* _Given exercise_:
Below are records; state how many of their lines hold the word "that", and give only the figure.
___ Excerpted data
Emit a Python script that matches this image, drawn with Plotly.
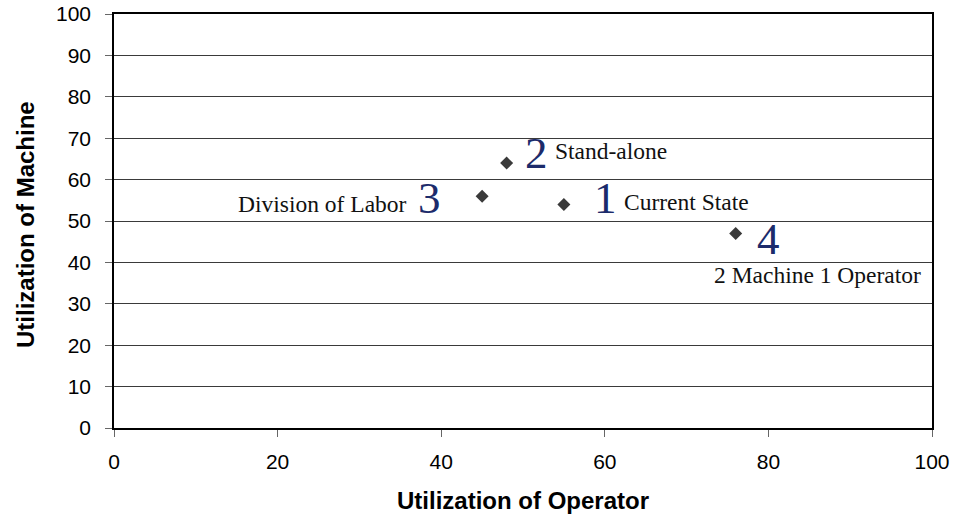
import plotly.graph_objects as go

# Operator vs machine utilization for four work arrangements
operator_util = [55, 48, 45, 76]
machine_util = [54, 64, 56, 47]
scenario_num = ["1", "2", "3", "4"]
scenario_name = ["Current State", "Stand-alone", "Division of Labor", "2 Machine 1 Operator"]

x_ticks = [0, 20, 40, 60, 80, 100]
y_ticks = [0, 10, 20, 30, 40, 50, 60, 70, 80, 90, 100]

NAVY = "#1c2b6b"
SERIF = "Liberation Serif, Times New Roman, serif"
SANS = "Liberation Sans, Arial, sans-serif"

fig = go.Figure()
fig.add_trace(go.Scatter(
    x=operator_util, y=machine_util, mode="markers",
    marker=dict(symbol="diamond", size=10, color="#3a3a3a", line=dict(width=0)),
    showlegend=False, hoverinfo="x+y",
))

# label placement per scenario: (anchor, x shift px, y shift px)
num_place = [("left", 28, 6), ("left", 16, 10), ("right", -39, -2), ("left", 19, -6)]
name_place = [("left", 58, 2), ("left", 46, 12), ("right", -73, -8), ("center", 82, -42)]

annotations = []
for i in range(len(operator_util)):
    xa, xs, ys = num_place[i]
    annotations.append(dict(
        x=operator_util[i], y=machine_util[i], xref="x", yref="y",
        text=scenario_num[i], showarrow=False, xanchor=xa, yanchor="middle",
        xshift=xs, yshift=ys, font=dict(family=SERIF, size=45, color=NAVY),
    ))
    xa, xs, ys = name_place[i]
    annotations.append(dict(
        x=operator_util[i], y=machine_util[i], xref="x", yref="y",
        text=scenario_name[i], showarrow=False, xanchor=xa, yanchor="middle",
        xshift=xs, yshift=ys, font=dict(family=SERIF, size=23.5, color="#111111"),
    ))

# axis titles
annotations.append(dict(
    x=0.5, y=0, xref="paper", yref="paper", text="<b>Utilization of Operator</b>",
    showarrow=False, xanchor="center", yanchor="middle", yshift=-72,
    font=dict(family=SANS, size=24, color="#000000"),
))
annotations.append(dict(
    x=0, y=0.5, xref="paper", yref="paper", text="<b>Utilization of Machine</b>",
    showarrow=False, xanchor="center", yanchor="middle", xshift=-89, yshift=-4,
    textangle=-90, font=dict(family=SANS, size=24, color="#000000"),
))

fig.update_layout(
    width=956, height=516,
    margin=dict(l=114, r=24, t=14, b=88),
    paper_bgcolor="white", plot_bgcolor="white",
    annotations=annotations,
    xaxis=dict(
        range=[0, 100], tickvals=x_ticks, ticktext=[str(v) for v in x_ticks],
        showgrid=False, zeroline=False, automargin=False,
        showline=True, linecolor="#000000", linewidth=1.5, mirror=True,
        ticks="outside", ticklen=7, tickcolor="#666666", tickwidth=1,
        ticklabelstandoff=7,
        tickfont=dict(family=SANS, size=21, color="#000000"),
    ),
    yaxis=dict(
        range=[0, 100], tickvals=y_ticks, ticktext=[str(v) for v in y_ticks],
        showgrid=True, gridcolor="#3a3a3a", gridwidth=1, zeroline=False, automargin=False,
        showline=True, linecolor="#000000", linewidth=1.5, mirror=True,
        ticks="outside", ticklen=7, tickcolor="#666666", tickwidth=1,
        ticklabelstandoff=10,
        tickfont=dict(family=SANS, size=21, color="#000000"),
    ),
)

fig.write_html("out.html")
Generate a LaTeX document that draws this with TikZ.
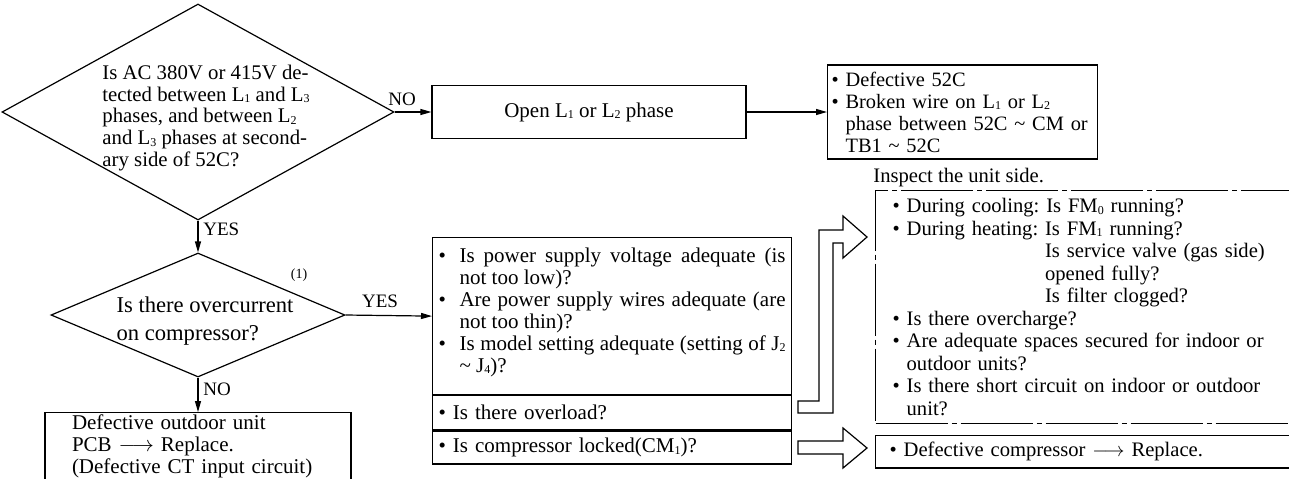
______
* _Solution_:
2